| What this task involves |
Every line of the material is to be quoted verbatim, minus the pictures.

| Given information |
__________________________________________________

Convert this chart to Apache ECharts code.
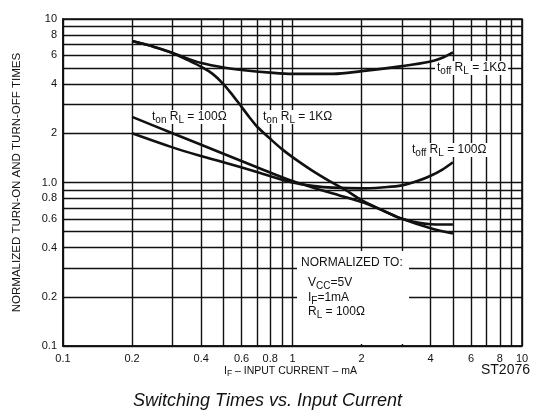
<!DOCTYPE html>
<html><head><meta charset="utf-8">
<script src="https://cdn.jsdelivr.net/npm/echarts@6/dist/echarts.min.js"></script>
<style>html,body{margin:0;padding:0;background:#fff}#c{width:535px;height:415px}</style>
</head><body><div id="c"></div>
<script>
// ---- data ----
const xGridValues = [0.1,0.2,0.3,0.4,0.5,0.6,0.7,0.8,0.9,1,2,3,4,5,6,7,8,9,10];
const xLabelValues = [0.1,0.2,0.4,0.6,0.8,1,2,4,6,8,10];
const yGridValues = [0.1,0.2,0.3,0.4,0.5,0.6,0.7,0.8,0.9,1,2,3,4,5,6,7,8,9,10];
const yLabelValues = [0.1,0.2,0.4,0.6,0.8,1,2,4,6,8,10];

// t_off, R_L = 1K
const toff1kCurrent = [0.2,0.25,0.3,0.35,0.4,0.5,0.6,0.8,1,1.5,2,3,4,4.5,5];
const toff1kTime    = [7.33,6.75,6.2,5.72,5.38,5.05,4.88,4.7,4.62,4.62,4.8,5.15,5.5,5.8,6.25];
// t_on, R_L = 1K
const ton1kCurrent = [0.2,0.25,0.3,0.35,0.4,0.45,0.5,0.55,0.6,0.65,0.7,0.8,0.9,1,1.2,1.45,1.7,2,2.5,3,4,5];
const ton1kTime    = [7.33,6.75,6.2,5.6,5.1,4.6,4.0,3.4,2.9,2.5,2.2,1.85,1.6,1.43,1.2,1.02,0.9,0.78,0.67,0.6,0.525,0.487];
// t_on, R_L = 100
const ton100Current = [0.2,0.3,0.4,0.5,0.7,1,1.4,2,2.5,3,4,4.5,5];
const ton100Time    = [2.52,2.0,1.7,1.5,1.24,1.02,0.88,0.76,0.67,0.6,0.555,0.553,0.553];
// t_off, R_L = 100
const toff100Current = [0.2,0.3,0.4,0.5,0.7,1,1.25,1.5,2,2.5,3,3.5,4,4.5,5];
const toff100Time    = [2.0,1.64,1.45,1.33,1.16,1.0,0.95,0.93,0.92,0.935,0.96,1.02,1.1,1.2,1.33];

const zip = (a, b) => a.map((v, i) => [v, b[i]]);
const F = '"Liberation Sans", Arial, Helvetica, sans-serif';
const INK = '#111';

const chart = echarts.init(document.getElementById('c'), null, {renderer: 'canvas'});

const rich = {
  m: {fontSize: 12, fontFamily: F, fill: INK, lineHeight: 14},
  s: {fontSize: 10, fontFamily: F, fill: INK, lineHeight: 10, padding: [6, 0, 0, 0]}
};
const richSmall = {
  m: {fontSize: 10.5, fontFamily: F, fill: INK, lineHeight: 13},
  s: {fontSize: 8.5, fontFamily: F, fill: INK, lineHeight: 9, padding: [5, 0, 0, 0]}
};
function label(text, left, top, bg, r) {
  return {
    type: 'text', left: left, top: top, z: 10,
    style: {
      text: text, rich: r || rich, fill: INK, font: '12px ' + F,
      backgroundColor: bg ? '#fff' : null, padding: bg ? [0, 2, 0, 2] : 0
    }
  };
}
const fmt = v => {
  const r = Number(Number(v).toPrecision(3));
  return r === 1 ? '1' : String(r);
};
const fmtY = v => {
  const r = Number(Number(v).toPrecision(3));
  return r === 1 ? '1.0' : String(r);
};

const lineSeries = (name, cur, time) => ({
  name: name, type: 'line', data: zip(cur, time), symbol: 'none', smooth: 0.35,
  z: 20,
  lineStyle: {color: INK, width: 2.6}
});

chart.setOption({
  animation: false,
  backgroundColor: '#fff',
  title: {
    text: 'Switching Times vs. Input Current', left: 'center', top: 387,
    textStyle: {fontFamily: F, fontStyle: 'italic', fontWeight: 'normal', fontSize: 18, color: INK}
  },
  grid: {left: 63, right: 13, top: 19, bottom: 69, show: true, borderColor: INK, borderWidth: 1.6, backgroundColor: 'transparent'},
  xAxis: {
    type: 'log', logBase: 10, min: 0.1, max: 10,
    axisLine: {show: true, lineStyle: {color: INK, width: 1.6}},
    axisTick: {show: false, customValues: xGridValues},
    axisLabel: {customValues: xLabelValues, formatter: fmt, color: INK, fontSize: 11, fontFamily: F, margin: 7},
    splitLine: {show: true, lineStyle: {color: INK, width: 1.4}}
  },
  yAxis: {
    type: 'log', logBase: 10, min: 0.1, max: 10,
    name: 'NORMALIZED TURN-ON AND TURN-OFF TIMES', nameLocation: 'middle', nameGap: 40,
    nameTextStyle: {fontFamily: F, fontSize: 11.5, color: INK},
    axisLine: {show: true, lineStyle: {color: INK, width: 1.6}},
    axisTick: {show: false, customValues: yGridValues},
    axisLabel: {customValues: yLabelValues, formatter: fmtY, color: INK, fontSize: 11, fontFamily: F, margin: 6},
    splitLine: {show: true, lineStyle: {color: INK, width: 1.4}}
  },
  graphic: [
    label('{m|t}{s|off}{m| R}{s|L}{m| = 1KΩ}', 435, 60, true),
    label('{m|t}{s|on}{m| R}{s|L}{m| = 100Ω}', 150, 109, true),
    label('{m|t}{s|on}{m| R}{s|L}{m| = 1KΩ}', 261, 109, true),
    label('{m|t}{s|off}{m| R}{s|L}{m| = 100Ω}', 410, 142, true),
    {type: 'rect', z: 5, shape: {x: 297, y: 251, width: 112, height: 93}, style: {fill: '#fff'}},
    label('{m|NORMALIZED TO:}', 301, 257, false),
    label('{m|V}{s|CC}{m|=5V}', 308, 275, false),
    label('{m|I}{s|F}{m|=1mA}', 308, 290, false),
    label('{m|R}{s|L}{m| = 100Ω}', 308, 304, false),
    label('{m|I}{s|F}{m| – INPUT CURRENT – mA}', 224, 364, false, richSmall),
    {type: 'text', right: 5, top: 363, z: 10, style: {text: 'ST2076', font: '14px ' + F, fill: INK}}
  ],
  series: [
    lineSeries('toff 1K', toff1kCurrent, toff1kTime),
    lineSeries('ton 1K', ton1kCurrent, ton1kTime),
    lineSeries('ton 100', ton100Current, ton100Time),
    lineSeries('toff 100', toff100Current, toff100Time)
  ]
});
</script></body></html>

__________________________________________________

| Complete response |
Convert this chart to Apache ECharts code.
<!DOCTYPE html>
<html><head><meta charset="utf-8">
<script src="https://cdn.jsdelivr.net/npm/echarts@6/dist/echarts.min.js"></script>
<style>html,body{margin:0;padding:0;background:#fff}#c{width:535px;height:415px}</style>
</head><body><div id="c"></div>
<script>
// ---- data ----
const xGridValues = [0.1,0.2,0.3,0.4,0.5,0.6,0.7,0.8,0.9,1,2,3,4,5,6,7,8,9,10];
const xLabelValues = [0.1,0.2,0.4,0.6,0.8,1,2,4,6,8,10];
const yGridValues = [0.1,0.2,0.3,0.4,0.5,0.6,0.7,0.8,0.9,1,2,3,4,5,6,7,8,9,10];
const yLabelValues = [0.1,0.2,0.4,0.6,0.8,1,2,4,6,8,10];

// t_off, R_L = 1K
const toff1kCurrent = [0.2,0.25,0.3,0.35,0.4,0.5,0.6,0.8,1,1.5,2,3,4,4.5,5];
const toff1kTime    = [7.33,6.75,6.2,5.72,5.38,5.05,4.88,4.7,4.62,4.62,4.8,5.15,5.5,5.8,6.25];
// t_on, R_L = 1K
const ton1kCurrent = [0.2,0.25,0.3,0.35,0.4,0.45,0.5,0.55,0.6,0.65,0.7,0.8,0.9,1,1.2,1.45,1.7,2,2.5,3,4,5];
const ton1kTime    = [7.33,6.75,6.2,5.6,5.1,4.6,4.0,3.4,2.9,2.5,2.2,1.85,1.6,1.43,1.2,1.02,0.9,0.78,0.67,0.6,0.525,0.487];
// t_on, R_L = 100
const ton100Current = [0.2,0.3,0.4,0.5,0.7,1,1.4,2,2.5,3,4,4.5,5];
const ton100Time    = [2.52,2.0,1.7,1.5,1.24,1.02,0.88,0.76,0.67,0.6,0.555,0.553,0.553];
// t_off, R_L = 100
const toff100Current = [0.2,0.3,0.4,0.5,0.7,1,1.25,1.5,2,2.5,3,3.5,4,4.5,5];
const toff100Time    = [2.0,1.64,1.45,1.33,1.16,1.0,0.95,0.93,0.92,0.935,0.96,1.02,1.1,1.2,1.33];

const zip = (a, b) => a.map((v, i) => [v, b[i]]);
const F = '"Liberation Sans", Arial, Helvetica, sans-serif';
const INK = '#111';

const chart = echarts.init(document.getElementById('c'), null, {renderer: 'canvas'});

const rich = {
  m: {fontSize: 12, fontFamily: F, fill: INK, lineHeight: 14},
  s: {fontSize: 10, fontFamily: F, fill: INK, lineHeight: 10, padding: [6, 0, 0, 0]}
};
const richSmall = {
  m: {fontSize: 10.5, fontFamily: F, fill: INK, lineHeight: 13},
  s: {fontSize: 8.5, fontFamily: F, fill: INK, lineHeight: 9, padding: [5, 0, 0, 0]}
};
function label(text, left, top, bg, r) {
  return {
    type: 'text', left: left, top: top, z: 10,
    style: {
      text: text, rich: r || rich, fill: INK, font: '12px ' + F,
      backgroundColor: bg ? '#fff' : null, padding: bg ? [0, 2, 0, 2] : 0
    }
  };
}
const fmt = v => {
  const r = Number(Number(v).toPrecision(3));
  return r === 1 ? '1' : String(r);
};
const fmtY = v => {
  const r = Number(Number(v).toPrecision(3));
  return r === 1 ? '1.0' : String(r);
};

const lineSeries = (name, cur, time) => ({
  name: name, type: 'line', data: zip(cur, time), symbol: 'none', smooth: 0.35,
  z: 20,
  lineStyle: {color: INK, width: 2.6}
});

chart.setOption({
  animation: false,
  backgroundColor: '#fff',
  title: {
    text: 'Switching Times vs. Input Current', left: 'center', top: 387,
    textStyle: {fontFamily: F, fontStyle: 'italic', fontWeight: 'normal', fontSize: 18, color: INK}
  },
  grid: {left: 63, right: 13, top: 19, bottom: 69, show: true, borderColor: INK, borderWidth: 1.6, backgroundColor: 'transparent'},
  xAxis: {
    type: 'log', logBase: 10, min: 0.1, max: 10,
    axisLine: {show: true, lineStyle: {color: INK, width: 1.6}},
    axisTick: {show: false, customValues: xGridValues},
    axisLabel: {customValues: xLabelValues, formatter: fmt, color: INK, fontSize: 11, fontFamily: F, margin: 7},
    splitLine: {show: true, lineStyle: {color: INK, width: 1.4}}
  },
  yAxis: {
    type: 'log', logBase: 10, min: 0.1, max: 10,
    name: 'NORMALIZED TURN-ON AND TURN-OFF TIMES', nameLocation: 'middle', nameGap: 40,
    nameTextStyle: {fontFamily: F, fontSize: 11.5, color: INK},
    axisLine: {show: true, lineStyle: {color: INK, width: 1.6}},
    axisTick: {show: false, customValues: yGridValues},
    axisLabel: {customValues: yLabelValues, formatter: fmtY, color: INK, fontSize: 11, fontFamily: F, margin: 6},
    splitLine: {show: true, lineStyle: {color: INK, width: 1.4}}
  },
  graphic: [
    label('{m|t}{s|off}{m| R}{s|L}{m| = 1KΩ}', 435, 60, true),
    label('{m|t}{s|on}{m| R}{s|L}{m| = 100Ω}', 150, 109, true),
    label('{m|t}{s|on}{m| R}{s|L}{m| = 1KΩ}', 261, 109, true),
    label('{m|t}{s|off}{m| R}{s|L}{m| = 100Ω}', 410, 142, true),
    {type: 'rect', z: 5, shape: {x: 297, y: 251, width: 112, height: 93}, style: {fill: '#fff'}},
    label('{m|NORMALIZED TO:}', 301, 257, false),
    label('{m|V}{s|CC}{m|=5V}', 308, 275, false),
    label('{m|I}{s|F}{m|=1mA}', 308, 290, false),
    label('{m|R}{s|L}{m| = 100Ω}', 308, 304, false),
    label('{m|I}{s|F}{m| – INPUT CURRENT – mA}', 224, 364, false, richSmall),
    {type: 'text', right: 5, top: 363, z: 10, style: {text: 'ST2076', font: '14px ' + F, fill: INK}}
  ],
  series: [
    lineSeries('toff 1K', toff1kCurrent, toff1kTime),
    lineSeries('ton 1K', ton1kCurrent, ton1kTime),
    lineSeries('ton 100', ton100Current, ton100Time),
    lineSeries('toff 100', toff100Current, toff100Time)
  ]
});
</script></body></html>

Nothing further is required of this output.